For these reasons, we are of the opinion that the transaction does not involve transfer of the right to use the machinery in favour of the contractor. As the fundamental requirement of section 5-E is absent, the hire charges collected by the petitioner from the contractors are not exigible to sales tax." In 20th Century Finance Corpn. Ltd. v. State of Maharashtra [2000] 119 STC 182, though the Supreme Court was mainly dealing with fixing situs of deemed sale if goods are located within the State at the time of use, but while drawing conclusions, it also held that the transaction of transfer of right to use goods cannot be termed as contract of bailment as it was deemed sale within the legal fiction and engrafted under clause (29A) of article 366 of the Constitution of India. Therefore, this Court will not have to see whether the contract entered between the parties was in effect of bailment or not, but whether the goods had been transferred for any purpose mentioned in clause (29A) of article 366 of the Constitution of India.

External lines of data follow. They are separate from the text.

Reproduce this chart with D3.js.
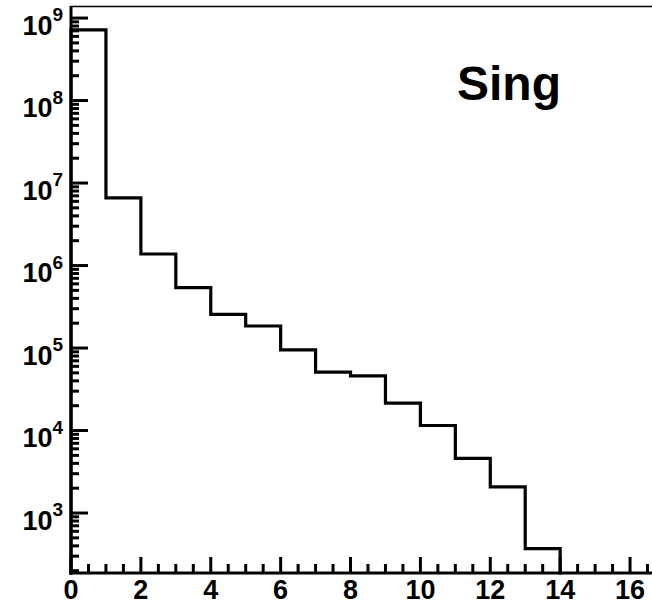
<!DOCTYPE html>
<html>
<head>
<meta charset="utf-8">
<script src="https://cdn.jsdelivr.net/npm/d3@7"></script>
<style>
  body { margin: 0; background: #fff; }
  svg { display: block; }
  text { font-family: "Liberation Sans", Arial, sans-serif; font-weight: bold; fill: #000; }
</style>
</head>
<body>
<div id="chart"></div>
<script>
// Bin edges (lower edge of each bin, width 1)
const binEdges = [0, 1, 2, 3, 4, 5, 6, 7, 8, 9, 10, 11, 12, 13];
// Entries per bin
const counts = [7.2e8, 6.6e6, 1.38e6, 5.4e5, 2.56e5, 1.85e5, 9.5e4, 5.1e4, 4.6e4, 2.15e4, 1.15e4, 4.6e3, 2.08e3, 3.7e2];
// Axis labels
const xTickLabels = [0, 2, 4, 6, 8, 10, 12, 14, 16];
const yDecades = [3, 4, 5, 6, 7, 8, 9];
const title = "Sing";

const width = 652;
const height = 605;
const margin = { top: 6, left: 71, bottom: 32 };

const svg = d3.select("#chart").append("svg")
    .attr("width", width)
    .attr("height", height);

// Escalas
const x = d3.scaleLinear()
    .domain([0, 17])
    .range([margin.left, margin.left + 17 * 34.94]);

const y = d3.scaleLog()
    .domain([187.5, 1.4e9])
    .range([height - margin.bottom, margin.top]);

const y0 = y.range()[0];

// Marco superior
svg.append("line")
    .attr("x1", x(0)).attr("x2", width)
    .attr("y1", margin.top + 0.5).attr("y2", margin.top + 0.5)
    .attr("stroke", "#000").attr("stroke-width", 1.5);

// Eje X: ticks hacia adentro
const xTicks = d3.range(0, 17.01, 0.5);
svg.append("g").selectAll("line")
    .data(xTicks)
    .enter().append("line")
    .attr("x1", d => x(d)).attr("x2", d => x(d))
    .attr("y1", y0)
    .attr("y2", d => Number.isInteger(d / 2) ? y0 - 16 : y0 - 9)
    .attr("stroke", "#000").attr("stroke-width", 3);

svg.append("line")
    .attr("x1", x(0) - 1.5).attr("x2", width)
    .attr("y1", y0).attr("y2", y0)
    .attr("stroke", "#000").attr("stroke-width", 3);

svg.append("g").selectAll("text")
    .data(xTickLabels)
    .enter().append("text")
    .attr("x", d => x(d))
    .attr("y", 599)
    .attr("text-anchor", "middle")
    .style("font-size", "27px")
    .text(d => d);

// Eje Y logaritmico
const minorY = [];
for (let k = 2; k <= 9; k++) {
    for (let m = 1; m <= 9; m++) {
        const v = m * Math.pow(10, k);
        if (v >= y.domain()[0] && v <= y.domain()[1]) minorY.push({ v: v, major: m === 1 });
    }
}

svg.append("g").selectAll("line")
    .data(minorY)
    .enter().append("line")
    .attr("x1", x(0))
    .attr("x2", d => d.major ? x(0) + 17 : x(0) + 8)
    .attr("y1", d => y(d.v)).attr("y2", d => y(d.v))
    .attr("stroke", "#000").attr("stroke-width", 3);

svg.append("line")
    .attr("x1", x(0)).attr("x2", x(0))
    .attr("y1", margin.top).attr("y2", y0 + 1.5)
    .attr("stroke", "#000").attr("stroke-width", 3);

const yLab = svg.append("g").selectAll("text")
    .data(yDecades)
    .enter().append("text")
    .attr("y", d => y(Math.pow(10, d)) + 16.5)
    .attr("x", 63)
    .attr("text-anchor", "end")
    .style("font-size", "27px");
yLab.append("tspan").text("10");
yLab.append("tspan")
    .attr("dy", -13.5)
    .style("font-size", "19px")
    .text(d => d);

// Histograma
const pts = [[x(binEdges[0]), y0]];
binEdges.forEach((e, i) => {
    pts.push([x(e), y(counts[i])]);
    pts.push([x(e + 1), y(counts[i])]);
});
pts.push([x(binEdges[binEdges.length - 1] + 1), y0]);

svg.append("path")
    .attr("d", d3.line()(pts))
    .attr("fill", "none")
    .attr("stroke", "#000")
    .attr("stroke-width", 3.2)
    .attr("stroke-linejoin", "miter")
    .attr("stroke-linecap", "square");

// Titulo
svg.append("text")
    .attr("x", 457)
    .attr("y", 100)
    .style("font-size", "48px")
    .text(title);
</script>
</body>
</html>
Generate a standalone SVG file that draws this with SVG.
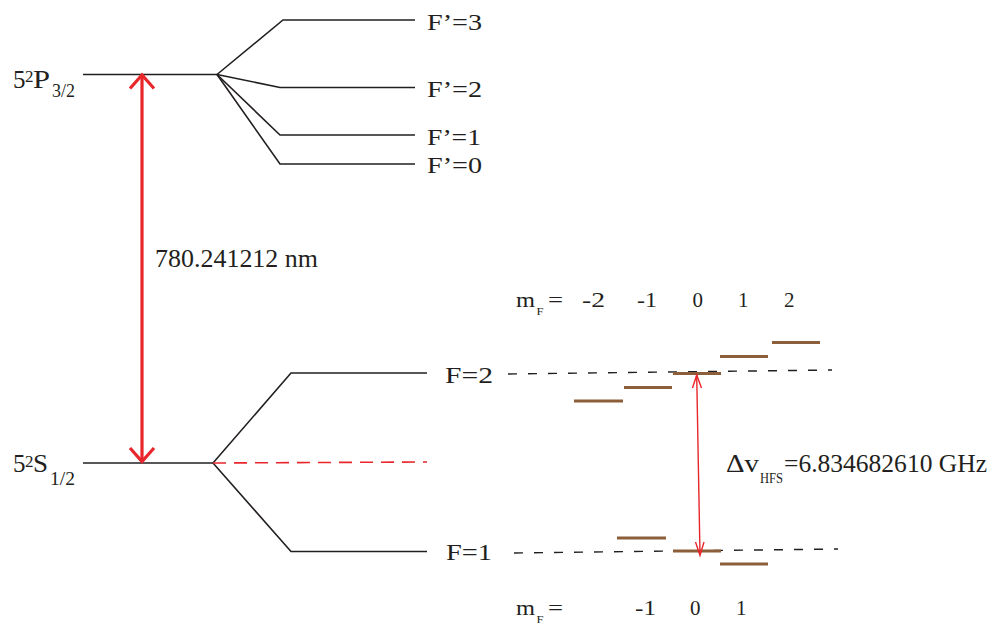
<svg xmlns="http://www.w3.org/2000/svg" width="997" height="628" viewBox="0 0 997 628">
<defs>
<style>
text{fill:#231f20}
.lv{stroke:#231f20;stroke-width:1.6;fill:none}
.dash{stroke:#231f20;stroke-width:1.4;stroke-dasharray:9 11;fill:none}
.rdash{stroke:#e8262b;stroke-width:1.6;stroke-dasharray:13 8;fill:none}
.bar{stroke:#8c5f3a;stroke-width:3.2;fill:none}
.big{stroke:#e8262b;stroke-width:3.2;fill:none}
.thin{stroke:#e8262b;stroke-width:1.4;fill:none}
</style>
</defs>
<rect width="997" height="628" fill="#fff"/>
<g font-family="Liberation Serif, Times New Roman, DejaVu Serif, serif">
<g id="P32">
<line class="lv" x1="83" y1="74.5" x2="217" y2="74.5"/>
<text font-size="25" x="13" y="87.5">5</text><text font-size="17" x="25" y="82">2</text><text font-size="25" x="33" y="87.5" textLength="17" lengthAdjust="spacingAndGlyphs">P</text><text font-size="18" x="52" y="97" textLength="23" lengthAdjust="spacingAndGlyphs">3/2</text>
</g>
<g id="Fp3"><polyline class="lv" points="217,74.5 283,20 415,20"/><text font-size="23" x="427" y="29.5" textLength="55" lengthAdjust="spacingAndGlyphs">F’=3</text></g>
<g id="Fp2"><polyline class="lv" points="217,74.5 280,87.5 415,87.5"/><text font-size="23" x="427" y="96.7" textLength="55" lengthAdjust="spacingAndGlyphs">F’=2</text></g>
<g id="Fp1"><polyline class="lv" points="217,74.5 280,135 415,135"/><text font-size="23" x="427" y="144.5" textLength="54" lengthAdjust="spacingAndGlyphs">F’=1</text></g>
<g id="Fp0"><polyline class="lv" points="217,74.5 280,164 415,164"/><text font-size="23" x="427" y="173" textLength="55" lengthAdjust="spacingAndGlyphs">F’=0</text></g>

<g id="S12">
<line class="lv" x1="83" y1="463" x2="213" y2="463"/>
<text font-size="25" x="13" y="472">5</text><text font-size="17" x="25" y="466.5">2</text><text font-size="25" x="33" y="472" textLength="15" lengthAdjust="spacingAndGlyphs">S</text><text font-size="18" x="50" y="485" textLength="25" lengthAdjust="spacingAndGlyphs">1/2</text>
</g>
<g id="F2"><polyline class="lv" points="213,463 291,373 427,373"/><text font-size="23" x="445" y="383.3" textLength="48" lengthAdjust="spacingAndGlyphs">F=2</text></g>
<g id="F1"><polyline class="lv" points="213,463 291,551.5 427,551.5"/><text font-size="23" x="446" y="560" textLength="46" lengthAdjust="spacingAndGlyphs">F=1</text></g>

<g id="F2sub">
<line class="dash" x1="508" y1="374" x2="832" y2="370"/>
<line class="bar" x1="574" y1="401" x2="623" y2="401"/>
<line class="bar" x1="624" y1="387.5" x2="672" y2="387.5"/>
<line class="bar" x1="673" y1="373.5" x2="721" y2="373.5"/>
<line class="bar" x1="720" y1="356.5" x2="768" y2="356.5"/>
<line class="bar" x1="772" y1="342.5" x2="820" y2="342.5"/>
<text font-size="21" x="516" y="306.7" textLength="19" lengthAdjust="spacingAndGlyphs">m</text><text font-size="11" x="536.5" y="315" textLength="7" lengthAdjust="spacingAndGlyphs">F</text><text font-size="21" x="548" y="306.7" textLength="15" lengthAdjust="spacingAndGlyphs">=</text>
<text font-size="21" x="582" y="306.7" textLength="23" lengthAdjust="spacingAndGlyphs">-2</text><text font-size="21" x="637" y="306.7" textLength="20" lengthAdjust="spacingAndGlyphs">-1</text><text font-size="21" x="692.5" y="306.7">0</text><text font-size="21" x="738" y="306.7">1</text><text font-size="21" x="784" y="306.7">2</text>
</g>

<g id="F1sub">
<line class="dash" x1="514" y1="553" x2="838" y2="549"/>
<line class="bar" x1="617" y1="538" x2="666" y2="538"/>
<line class="bar" x1="673" y1="551" x2="721" y2="551"/>
<line class="bar" x1="720" y1="564" x2="768" y2="564"/>
<text font-size="21" x="516" y="615" textLength="19" lengthAdjust="spacingAndGlyphs">m</text><text font-size="11" x="536.5" y="623" textLength="7" lengthAdjust="spacingAndGlyphs">F</text><text font-size="21" x="548" y="615" textLength="15" lengthAdjust="spacingAndGlyphs">=</text>
<text font-size="21" x="635" y="615" textLength="21" lengthAdjust="spacingAndGlyphs">-1</text><text font-size="21" x="690" y="615">0</text><text font-size="21" x="736" y="615">1</text>
</g>

<g id="connectors">
<line class="rdash" x1="213" y1="463" x2="427" y2="462"/>
<line class="big" x1="142" y1="75" x2="142" y2="461"/>
<polyline class="big" points="130,88.5 142,75 154,88.5"/>
<polyline class="big" points="130,448 142,461.5 154,448"/>
<line class="thin" x1="696.7" y1="375" x2="700" y2="555"/>
<polyline class="thin" points="692.5,388 696.7,375 701.5,388"/>
<polyline class="thin" points="695.5,542 700,555.5 704,542"/>
</g>

<g id="labels">
<text font-size="25" x="155" y="266.5" textLength="163" lengthAdjust="spacingAndGlyphs">780.241212 nm</text>
<text font-size="26" x="726" y="472" textLength="33" lengthAdjust="spacingAndGlyphs">Δv</text><text font-size="14" x="760" y="483" textLength="23" lengthAdjust="spacingAndGlyphs">HFS</text><text font-size="26" x="784" y="472" textLength="203" lengthAdjust="spacingAndGlyphs">=6.834682610 GHz</text>
</g>
</g>
</svg>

Going by the provisions of the agreement, we find that the crane was in effect transferred for the purposes of rendering service to HSL. The period of hire was given as twelve months. The rent was fixed at Rs. 4.35 lakhs per month and it was termed as hire charges. The provisions of the agreement, if read together, leave no room for doubt that the crane was given on hire and the possession was transferred for its utilisation by the HSL and therefore, in our view, the order of the Tribunal would not need any interference. The revision is accordingly dismissed. Petition dismissed.